Don’t count on not getting caught up in this thing. Ask CITI to show you the note, title, mortgage, and paperwork. You have a right to see it.
I should have added that the underlying promissory note to pay-off the loan over some period of time totaling some amount of money was chump change to the banks that bought and sold them. They bundled them together and made billions selling them as a form of “insurance” to hedge bets on high risk investments.
Seemed like a good idea at the time, except the insurance was worthless. The TBTF banks sold that worthless shit to their own customers and bet against it.
Now that’s chutzpah!
Not to mention criminal.
jane harman says she supports the moratorium.
but it cant last too long or it will mess up the real estate market.
not sure what to think of that…or is it just a big hedge from a bucks-up democrat?
This position puts the Democrats in opposition to the White House, which has stated a preference for pushing foreclosures foreward, “whether we believe them to be in error or not” because anything else wouldn’t be “prudent” and might harm the real estate market.
Despite the fact that this statment revealed the Administration to be completely lacking in guts or judgement and to have a very warped sense of priorities (Throw them out! Too bad if the foreclosesure is riddled with fraud – gotta move those REOS!), let’s ignore that for a second and talk about the premise that a foreclosure moratorium would harm the market.
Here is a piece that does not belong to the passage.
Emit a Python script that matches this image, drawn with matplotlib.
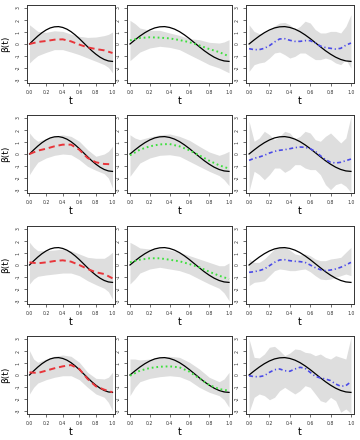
import matplotlib
matplotlib.use("Agg")
from matplotlib import pyplot as plt

t_true = [0, 0.05, 0.1, 0.15, 0.2, 0.25, 0.3, 0.35, 0.4, 0.45, 0.5,
          0.55, 0.6, 0.65, 0.7, 0.75, 0.8, 0.85, 0.9, 0.95, 1.0]
t_est = [0, 0.1, 0.2, 0.3, 0.4, 0.5, 0.6, 0.7, 0.8, 0.9, 1.0]
t_band = [0, 0.05, 0.1, 0.2, 0.3, 0.4, 0.5, 0.6, 0.7, 0.8, 0.9, 0.95, 1.0]
t_fine = t_true

# true coefficient function (same in every panel)
beta_true = [0, 0.34, 0.66, 0.94, 1.17, 1.34, 1.43, 1.45, 1.38, 1.24, 1.03,
             0.76, 0.45, 0.11, -0.23, -0.56, -0.85, -1.10, -1.29, -1.41, -1.45]

# column 1 (red dashed)
est_r1c1 = [0, 0.17, 0.25, 0.36, 0.39, 0.22, -0.05, -0.28, -0.42, -0.53, -0.75]
lo_r1c1 = [-1.58, -1.25, -0.97, -0.7, -0.47, -0.47, -0.67, -0.89, -1.17, -1.44, -1.72, -1.95, -2.4]
hi_r1c1 = [1.6, 1.33, 1.05, 0.97, 1.1, 1.05, 0.83, 0.64, 0.55, 0.58, 0.7, 0.8, 1.0]

est_r2c1 = [0, 0.28, 0.44, 0.64, 0.78, 0.78, 0.36, -0.33, -0.69, -0.83, -0.86]
lo_r2c1 = [-1.72, -1.17, -0.69, -0.33, -0.11, 0, -0.06, -0.47, -1.03, -1.36, -1.64, -2.0, -2.83]
hi_r2c1 = [1.75, 1.33, 1.06, 1.28, 1.47, 1.6, 1.47, 1.06, 0.36, -0.19, 0, 0.22, 0.64]

est_r3c1 = [0.22, 0.14, 0.22, 0.33, 0.39, 0.28, 0, -0.33, -0.61, -0.75, -1.11]
lo_r3c1 = [-1.58, -1.17, -0.94, -0.83, -0.75, -0.67, -0.67, -0.89, -1.31, -1.64, -1.94, -2.22, -2.83]
hi_r3c1 = [1.89, 1.47, 1.19, 1.19, 1.25, 1.33, 1.19, 0.92, 0.64, 0.56, 0.56, 0.78, 1.06]

est_r4c1 = [0.22, 0.17, 0.36, 0.56, 0.72, 0.83, 0.5, -0.33, -0.94, -1.22, -1.44]
lo_r4c1 = [-1.58, -1.03, -0.67, -0.39, -0.19, -0.06, -0.06, -0.39, -1.03, -1.58, -1.86, -2.28, -2.97]
hi_r4c1 = [2.03, 1.33, 1.06, 1.33, 1.56, 1.67, 1.56, 1.06, 0.22, -0.28, -0.33, -0.19, 0.22]

# column 2 (green dotted)
est_r1c2 = [0.3, 0.5, 0.56, 0.53, 0.47, 0.33, 0.15, -0.12, -0.42, -0.67, -1.03]
lo_r1c2 = [-1.39, -1.03, -0.67, -0.33, -0.19, -0.28, -0.47, -0.89, -1.3, -1.72, -2.0, -2.2, -2.4]
hi_r1c2 = [1.97, 1.7, 1.33, 1.14, 1.14, 0.92, 0.72, 0.44, 0.36, 0.14, 0.08, 0.17, 0.36]

est_r2c2 = [-0.11, 0.36, 0.64, 0.8, 0.83, 0.64, 0.31, -0.11, -0.56, -0.94, -1.22]
lo_r2c2 = [-1.86, -1.3, -0.75, -0.33, -0.11, -0.06, -0.19, -0.61, -1.03, -1.44, -1.8, -2.14, -2.64]
hi_r2c2 = [1.6, 1.33, 1.19, 1.42, 1.6, 1.67, 1.47, 1.14, 0.64, 0.17, -0.11, 0.03, 0.22]

est_r3c2 = [0.22, 0.44, 0.56, 0.56, 0.44, 0.31, 0.08, -0.19, -0.56, -0.89, -1.17]
lo_r3c2 = [-1.58, -1.17, -0.67, -0.33, -0.19, -0.33, -0.47, -0.75, -1.17, -1.58, -1.94, -2.33, -2.97]
hi_r3c2 = [1.89, 1.67, 1.42, 1.33, 1.33, 1.25, 1.06, 0.78, 0.5, 0.22, -0.06, -0.06, 0.17]

est_r4c2 = [-0.06, 0.36, 0.58, 0.69, 0.72, 0.64, 0.28, -0.28, -0.83, -1.17, -1.31]
lo_r4c2 = [-1.72, -1.03, -0.56, -0.28, -0.14, -0.06, -0.14, -0.47, -1.03, -1.44, -1.72, -2.06, -2.69]
hi_r4c2 = [1.33, 1.33, 1.25, 1.33, 1.47, 1.56, 1.47, 1.06, 0.5, -0.19, -0.56, -0.33, 0.22]

# column 3 (blue dash-dot), finer grid
est_r1c3 = [-0.39, -0.47, -0.47, -0.36, -0.14, 0.17, 0.42, 0.44, 0.31, 0.22, 0.22,
            0.28, 0.28, 0.08, -0.17, -0.3, -0.36, -0.42, -0.36, -0.1, 0.08]
lo_r1c3 = [-2.28, -1.72, -1.58, -1.5, -1.17, -0.75, -0.67, -0.89, -1.17, -1.03, -0.75,
           -0.75, -1.03, -1.3, -1.3, -1.17, -1.3, -1.58, -1.72, -1.3, -2.0]
hi_r1c3 = [1.6, 1.05, 0.86, 0.95, 1.14, 1.5, 1.75, 1.8, 1.6, 1.2, 1.47,
           1.9, 1.75, 1.2, 0.92, 0.92, 1.05, 1.05, 0.92, 1.47, 2.44]

est_r2c3 = [-0.53, -0.36, -0.25, -0.11, 0.08, 0.22, 0.31, 0.36, 0.44, 0.53, 0.58,
            0.56, 0.44, 0.22, -0.14, -0.47, -0.69, -0.75, -0.69, -0.56, -0.42]
lo_r2c3 = [-3.1, -1.44, -1.72, -2.14, -1.72, -1.17, -1.17, -1.53, -1.3, -0.89, -0.89,
           -1.17, -1.3, -1.3, -1.72, -2.55, -2.97, -2.55, -2.42, -2.69, -3.2]
hi_r2c3 = [2.72, 1.06, 1.33, 1.89, 1.61, 1.19, 1.47, 1.89, 1.75, 1.25, 1.47,
           1.89, 1.75, 1.19, 1.06, 1.47, 1.75, 1.33, 0.92, 1.33, 3.14]

est_r3c3 = [-0.61, -0.56, -0.47, -0.33, -0.06, 0.22, 0.42, 0.44, 0.36, 0.31, 0.28,
            0.22, 0, -0.22, -0.39, -0.47, -0.42, -0.33, -0.19, 0, 0.22]
lo_r3c3 = [-1.72, -1.44, -1.39, -1.31, -0.89, -0.47, -0.33, -0.39, -0.47, -0.47, -0.39,
           -0.33, -0.56, -0.89, -1.17, -1.22, -1.17, -1.03, -0.89, -0.75, -0.89]
hi_r3c3 = [0.5, 0.22, 0.22, 0.5, 0.92, 1.33, 1.47, 1.47, 1.25, 0.92, 0.83,
           0.92, 0.78, 0.5, 0.36, 0.36, 0.5, 0.56, 0.64, 1.06, 1.47]

est_r4c3 = [-0.06, -0.14, -0.14, -0.06, 0.22, 0.44, 0.5, 0.36, 0.31, 0.5, 0.64,
            0.56, 0.22, -0.11, -0.25, -0.33, -0.47, -0.75, -0.94, -0.89, -0.56]
lo_r4c3 = [-3.1, -1.86, -1.58, -1.72, -2.06, -1.86, -1.31, -1.03, -1.31, -1.58, -1.31,
           -0.89, -1.03, -1.58, -2.14, -2.28, -1.86, -2.14, -3.1, -2.83, -3.2]
hi_r4c3 = [3.0, 1.47, 1.42, 1.75, 2.31, 2.39, 2.03, 1.61, 1.83, 2.17, 2.11,
           1.89, 1.83, 1.61, 1.75, 1.47, 1.33, 1.61, 1.47, 1.33, 3.14]

x_ticks = [0.0, 0.2, 0.4, 0.6, 0.8, 1.0]
y_ticks = [-3, -2, -1, 0, 1, 2, 3]

panels = [
    [(est_r1c1, lo_r1c1, hi_r1c1), (est_r1c2, lo_r1c2, hi_r1c2), (est_r1c3, lo_r1c3, hi_r1c3)],
    [(est_r2c1, lo_r2c1, hi_r2c1), (est_r2c2, lo_r2c2, hi_r2c2), (est_r2c3, lo_r2c3, hi_r2c3)],
    [(est_r3c1, lo_r3c1, hi_r3c1), (est_r3c2, lo_r3c2, hi_r3c2), (est_r3c3, lo_r3c3, hi_r3c3)],
    [(est_r4c1, lo_r4c1, hi_r4c1), (est_r4c2, lo_r4c2, hi_r4c2), (est_r4c3, lo_r4c3, hi_r4c3)],
]

# line style for each column
col_styles = [
    dict(color="#e8353a", lw=1.4, dashes=(3.2, 2.0)),
    dict(color="#3ee03e", lw=1.4, dashes=(0.9, 1.5)),
    dict(color="#4a4ae8", lw=1.2, dashes=(2.4, 1.6, 0.7, 1.6)),
]

W, H = 360, 440
col_px = [(27, 115), (127, 232), (246, 354)]
row_tops = [5, 115, 226, 336]
panel_h = 78

fig = plt.figure(figsize=(W / 100, H / 100), dpi=100)

for r in range(4):
    for c in range(3):
        x0, x1 = col_px[c]
        top = row_tops[r]
        ax = fig.add_axes([x0 / W, 1 - (top + panel_h) / H, (x1 - x0) / W, panel_h / H])
        est, lo, hi = panels[r][c]
        tb = t_fine if c == 2 else t_band
        te = t_fine if c == 2 else t_est
        ax.fill_between(tb, lo, hi, color="#dedede", lw=0)
        ax.plot(t_true, beta_true, color="black", lw=0.9)
        ax.plot(te, est, **col_styles[c])

        ax.set_xlim(-0.03, 1.03)
        ax.set_ylim(-3.25, 3.25)
        ax.set_xticks(x_ticks)
        ax.set_xticklabels([f"{v:.1f}" for v in x_ticks])
        ax.set_yticks(y_ticks)
        ax.set_yticklabels([str(v) for v in y_ticks], rotation=90, va="center")
        ax.tick_params(labelsize=3.3, length=2.2, width=0.5, pad=2.5, colors="#333333")
        for s in ax.spines.values():
            s.set_linewidth(0.7)
            s.set_color("#333333")
        ax.set_xlabel("t", fontsize=7, labelpad=1)
        if c == 0:
            # y label sits close to the left edge, as in the reference
            fig.text(6 / W, 1 - (top + panel_h / 2) / H, "β(t)", fontsize=6.5,
                     rotation=90, ha="center", va="center")

fig.savefig("out.png", dpi=100)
How does it harm the market? Right now there is a huge surplus of inventory, fully 1/4 of which are bank REOs. These properties compete with private homeowner sales. If the bank REOs were removed temporarily from the market, inventory would be reduced by 25% which would help some homeowners finally move their properties in a less glutted market and accomplish whatever their goal in selling was – upscale or downsize, move to someplace with employment Mars?), retire, runaway with the circus, whatever.
A moratorium would keep some distressed owners in their homes and HELP other homeowners to sell. But that is probably the very last item on any administration “to do” list.